Degeneracy and hysteresis in a bidisperse colloidal ice

We use numerical simulations to investigate the low-energy states of a bidisperse colloidal ice, realized by confining two types of magnetic particles into double wells of different lengths. For this system, theoretical calculations predict a highly degenerate ground state where all the vertices with zero topological charge have equal energy. When raising the applied field, we find a re-entrant transition where the system passes from the initial disordered state to a low-energy one and then back to disorder for large interaction strengths. The transition is due to the particle localization on top of the central hill of the double wells, as revealed from the position distributions. When we decrease the applied field, the system displays hysteresis in the fraction of low-energy vertices, and a small return point memory by cycling the applied field.

Figure 1

(a) Schematic (not on a scale) showing a colloidal ice made of a square lattice of double wells, each filled with one paramagnetic colloidal particle.

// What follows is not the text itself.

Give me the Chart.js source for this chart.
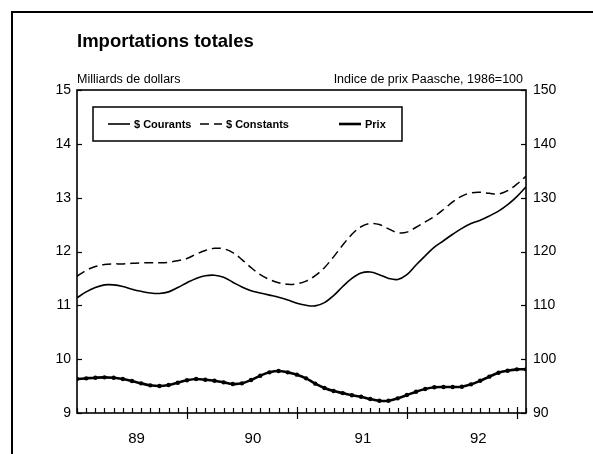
<!DOCTYPE html>
<html>
<head>
<meta charset="utf-8">
<script src="https://cdn.jsdelivr.net/npm/chart.js@4.4.1/dist/chart.umd.min.js"></script>
<style>
  html, body { margin: 0; padding: 0; background: #fff; }
  #wrap { width: 593px; height: 454px; }
</style>
</head>
<body>
<div id="wrap"><canvas id="importsChart"></canvas></div>
<script>
// === Data (monthly, Nov 1988 - Dec 1992) ===
const months = [
  '1988-11', '1988-12',
  '1989-01', '1989-02', '1989-03', '1989-04', '1989-05', '1989-06', '1989-07', '1989-08', '1989-09', '1989-10', '1989-11', '1989-12',
  '1990-01', '1990-02', '1990-03', '1990-04', '1990-05', '1990-06', '1990-07', '1990-08', '1990-09', '1990-10', '1990-11', '1990-12',
  '1991-01', '1991-02', '1991-03', '1991-04', '1991-05', '1991-06', '1991-07', '1991-08', '1991-09', '1991-10', '1991-11', '1991-12',
  '1992-01', '1992-02', '1992-03', '1992-04', '1992-05', '1992-06', '1992-07', '1992-08', '1992-09', '1992-10', '1992-11', '1992-12'
];

// $ Courants (milliards de dollars)
const courants = [
  11.14, 11.25, 11.33, 11.38, 11.38, 11.35, 11.30, 11.26, 11.23, 11.22,
  11.25, 11.33, 11.42, 11.50, 11.55, 11.56, 11.52, 11.43, 11.34, 11.27,
  11.23, 11.19, 11.15, 11.10, 11.04, 11.00, 10.99, 11.05, 11.18, 11.35,
  11.50, 11.60, 11.62, 11.57, 11.50, 11.48, 11.57, 11.75, 11.92, 12.08,
  12.20, 12.32, 12.43, 12.52, 12.58, 12.66, 12.75, 12.87, 13.02, 13.20
];

// $ Constants (milliards de dollars)
const constants = [
  11.54, 11.65, 11.72, 11.76, 11.77, 11.77, 11.78, 11.79, 11.79, 11.79,
  11.80, 11.83, 11.87, 11.95, 12.02, 12.06, 12.05, 11.98, 11.85, 11.70,
  11.57, 11.48, 11.42, 11.39, 11.40, 11.45, 11.55, 11.70, 11.90, 12.12,
  12.32, 12.46, 12.52, 12.50, 12.42, 12.35, 12.36, 12.45, 12.55, 12.65,
  12.78, 12.92, 13.03, 13.09, 13.10, 13.08, 13.07, 13.13, 13.25, 13.40
];

// Prix (indice Paasche, 1986=100)
const prix = [
  96.31, 96.44, 96.56, 96.62, 96.56, 96.31, 95.94, 95.51, 95.14, 95.01,
  95.20, 95.63, 96.07, 96.31, 96.19, 96.00, 95.69, 95.38, 95.51, 96.13,
  96.93, 97.55, 97.80, 97.55, 97.12, 96.44, 95.45, 94.65, 94.08, 93.70,
  93.30, 93.03, 92.59, 92.28, 92.28, 92.72, 93.34, 93.96, 94.45, 94.77,
  94.83, 94.83, 94.89, 95.32, 96.00, 96.75, 97.49, 97.86, 98.11, 98.11
];

// Axis labels
const yearLabels = ['89', '90', '91', '92'];
const yearLabelPos = [6.5, 19.2, 31.2, 43.8];   // month index where each year label sits
const majorTickPos = [12, 24, 36, 48];          // long tick marks on the time axis
const leftTicks = [9, 10, 11, 12, 13, 14, 15];
const rightTicks = [90, 100, 110, 120, 130, 140, 150];

const FONT = "'Liberation Sans', Arial, sans-serif";

// turn a series into {x, y} points on the month index
const toPoints = arr => arr.map((v, i) => ({ x: i, y: v }));

// === Frame, tick marks, titles and legend ===
const decorPlugin = {
    id: 'decor',
    afterDatasetsDraw(chart) {
        const { ctx, chartArea: a, scales } = chart;
        ctx.save();
        ctx.strokeStyle = '#000';

        // tick marks along the time axis
        ctx.lineWidth = 1.2;
        months.forEach((m, i) => {
            const x = Math.round(scales.x.getPixelForValue(i)) + 0.5;
            const major = majorTickPos.includes(i);
            ctx.beginPath();
            ctx.moveTo(x, a.bottom - (major ? 6 : 5));
            ctx.lineTo(x, a.bottom + (major ? 6 : 0));
            ctx.stroke();
        });

        // tick marks on both value axes (pointing inwards)
        leftTicks.forEach(v => {
            const y = Math.round(scales.y.getPixelForValue(v)) + 0.5;
            ctx.beginPath();
            ctx.moveTo(a.left, y);
            ctx.lineTo(a.left + 5, y);
            ctx.stroke();
        });
        rightTicks.forEach(v => {
            const y = Math.round(scales.y2.getPixelForValue(v)) + 0.5;
            ctx.beginPath();
            ctx.moveTo(a.right - 5, y);
            ctx.lineTo(a.right, y);
            ctx.stroke();
        });

        // plot frame
        ctx.lineWidth = 1.6;
        ctx.strokeRect(a.left, a.top, a.right - a.left, a.bottom - a.top);

        // outer page frame (left and top edges)
        ctx.lineWidth = 2;
        ctx.beginPath();
        ctx.moveTo(12, chart.height);
        ctx.lineTo(12, 12);
        ctx.lineTo(chart.width, 12);
        ctx.stroke();
        ctx.restore();
    },
    afterDraw(chart) {
        const { ctx, chartArea: a } = chart;
        ctx.save();
        ctx.fillStyle = '#000';
        ctx.textBaseline = 'alphabetic';

        // title
        ctx.font = `bold 18.5px ${FONT}`;
        ctx.textAlign = 'left';
        ctx.fillText('Importations totales', a.left, 47);

        // axis titles
        ctx.font = `12.5px ${FONT}`;
        ctx.fillText('Milliards de dollars', a.left, 83);
        ctx.textAlign = 'right';
        ctx.fillText('Indice de prix Paasche, 1986=100', a.right - 3, 83);

        // legend box
        const bx = a.left + 16, by = a.top + 17, bw = 309, bh = 34;
        ctx.lineWidth = 1.5;
        ctx.strokeStyle = '#000';
        ctx.strokeRect(bx, by, bw, bh);

        const items = [
            { ds: chart.data.datasets[0], x: bx + 15 },
            { ds: chart.data.datasets[1], x: bx + 107 },
            { ds: chart.data.datasets[2], x: bx + 246 }
        ];
        const ly = by + bh / 2;
        ctx.font = `bold 11px ${FONT}`;
        ctx.textAlign = 'left';
        ctx.textBaseline = 'middle';
        items.forEach(it => {
            ctx.beginPath();
            ctx.lineWidth = it.ds.borderWidth;
            ctx.setLineDash(it.ds.borderDash || []);
            ctx.moveTo(it.x, ly);
            ctx.lineTo(it.x + 22, ly);
            ctx.stroke();
            ctx.setLineDash([]);
            ctx.fillText(it.ds.label, it.x + 26, ly + 1);
        });
        ctx.restore();
    }
};

new Chart(document.getElementById('importsChart'), {
    type: 'line',
    data: {
        labels: months,
        datasets: [
            {
                label: '$ Courants',
                data: toPoints(courants),
                yAxisID: 'y',
                borderColor: '#000',
                borderWidth: 1.6,
                pointRadius: 0,
                tension: 0.35
            },
            {
                label: '$ Constants',
                data: toPoints(constants),
                yAxisID: 'y',
                borderColor: '#000',
                borderWidth: 1.5,
                borderDash: [9, 5],
                pointRadius: 0,
                tension: 0.35
            },
            {
                label: 'Prix',
                data: toPoints(prix),
                yAxisID: 'y2',
                borderColor: '#000',
                borderWidth: 2.6,
                pointRadius: 2.2,
                pointBackgroundColor: '#000',
                pointBorderWidth: 0,
                tension: 0.35
            }
        ]
    },
    options: {
        responsive: true,
        maintainAspectRatio: false,
        animation: false,
        layout: { padding: { top: 90, left: 0, right: 0, bottom: 0 } },
        plugins: {
            legend: { display: false },
            tooltip: { enabled: false }
        },
        scales: {
            x: {
                type: 'linear',
                min: 0,
                max: months.length - 1,
                grid: { display: false },
                border: { display: false },
                afterBuildTicks: axis => {
                    axis.ticks = yearLabelPos.map(v => ({ value: v }));
                },
                afterFit: axis => { axis.height = 41; },
                ticks: {
                    autoSkip: false,
                    maxRotation: 0,
                    padding: 9,
                    color: '#000',
                    font: { family: FONT, size: 15 },
                    callback: (v, i) => yearLabels[i]
                }
            },
            y: {
                position: 'left',
                min: 9,
                max: 15,
                grid: { display: false, drawTicks: false },
                border: { display: false },
                afterFit: axis => { axis.width = 77; },
                ticks: {
                    stepSize: 1,
                    padding: 6,
                    color: '#000',
                    font: { family: FONT, size: 14 }
                }
            },
            y2: {
                position: 'right',
                min: 90,
                max: 150,
                grid: { display: false, drawTicks: false },
                border: { display: false },
                afterFit: axis => { axis.width = 67; },
                ticks: {
                    stepSize: 10,
                    padding: 7,
                    color: '#000',
                    font: { family: FONT, size: 14 }
                }
            }
        }
    },
    plugins: [decorPlugin]
});
</script>
</body>
</html>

The vectors within the particles denote the magnetic moments $\mathit{m}$ induced by the external field $\mathit{B}$. (b) Different types of vertices in the square colloidal ice with their associated topological charge $Q$. The ratio between the magnetostatic energy of one vertex $u$ and that of the type 3 ($u_3$) is illustrated at the bottom. (c) Average fraction of vertices $\varphi$ for the square colloidal ice vs the applied magnetic field $\mathit{B}$.

Figure 2

(a) Comparison between one vertex in the monodisperse (left) and in the bidisperse (right) colloidal ice. In the latter case, the particles have different magnetic susceptibilities (${\chi }_1>{\chi }_2$) and distances ($d_1>d_2$) at the vertex. (b) Energetic splitting of different types of vertices in the bidisperse ice. (c) Vertex energy $\overline{u}$ vs magnetic susceptibility ${\chi }_2$ for the bidisperse system with particles subjected to an applied field of amplitude $B=13\mathrm{mT}$. For ${\chi }_2=0.067$, the energies ${\overline{u}}_{5a}\approx {\overline{u}}_{5b}, {\overline{u}}_{5a}/{\overline{u}}_{5b}=0.99$ and ${\overline{u}}_{3a}={\overline{u}}_{3b}={\overline{u}}_4$. (d) Mean vertex energy $\langle \overline{u}\rangle /N$ vs total number of vertices $N$ for a system composed of type 3 (squares) and type 4 (circles). Inset shows the energy difference $(\langle {\overline{u}}_4\rangle -\langle {\overline{u}}_3\rangle )/N$ vs $N$.

Figure 3

Average fraction of vertices for different field values for the bidisperse square ice. The results from the simulations are averaged over 10 realizations.

Figure 4

(a) Snapshots of the numerical simulations of the bidisperse ice taken at $B=0$ (first image), 85 (second) 120 (third), and $200\mathrm{mT}$ (fourth). The particles are indicated by the black disks on the square lattice, while the vertex defects are large blue (type 1, $Q=-4$), small blue (type 2, $Q=-2$), small red (type 5, $Q=+2$), and large red (type 6, $Q=+4$) disks. The green disks denote vertices which fulfill the GS ($Q=0$). (b) Corresponding histograms of the particle positions in long horizontal traps (first row) and short vertical traps (second row) for the three field values.

Figure 5

(a) Average fraction $\varphi$ of type 3 vertices vs applied field $B$ obtained up to $B=200\mathrm{mT}$ (red and blue circles), and lowering back to $B=0\mathrm{mT}$ (green and purple triangles) at two different rates. (b) Hysteresis area $A$ vs rate ${\alpha }_B$ of the applied field. Inset shows the same plot in the log-log scale. (c) Spin overlap order parameter $q_s$ vs number of cycles calculated from a minor loop centered at the peak of the type 3 vertex fraction.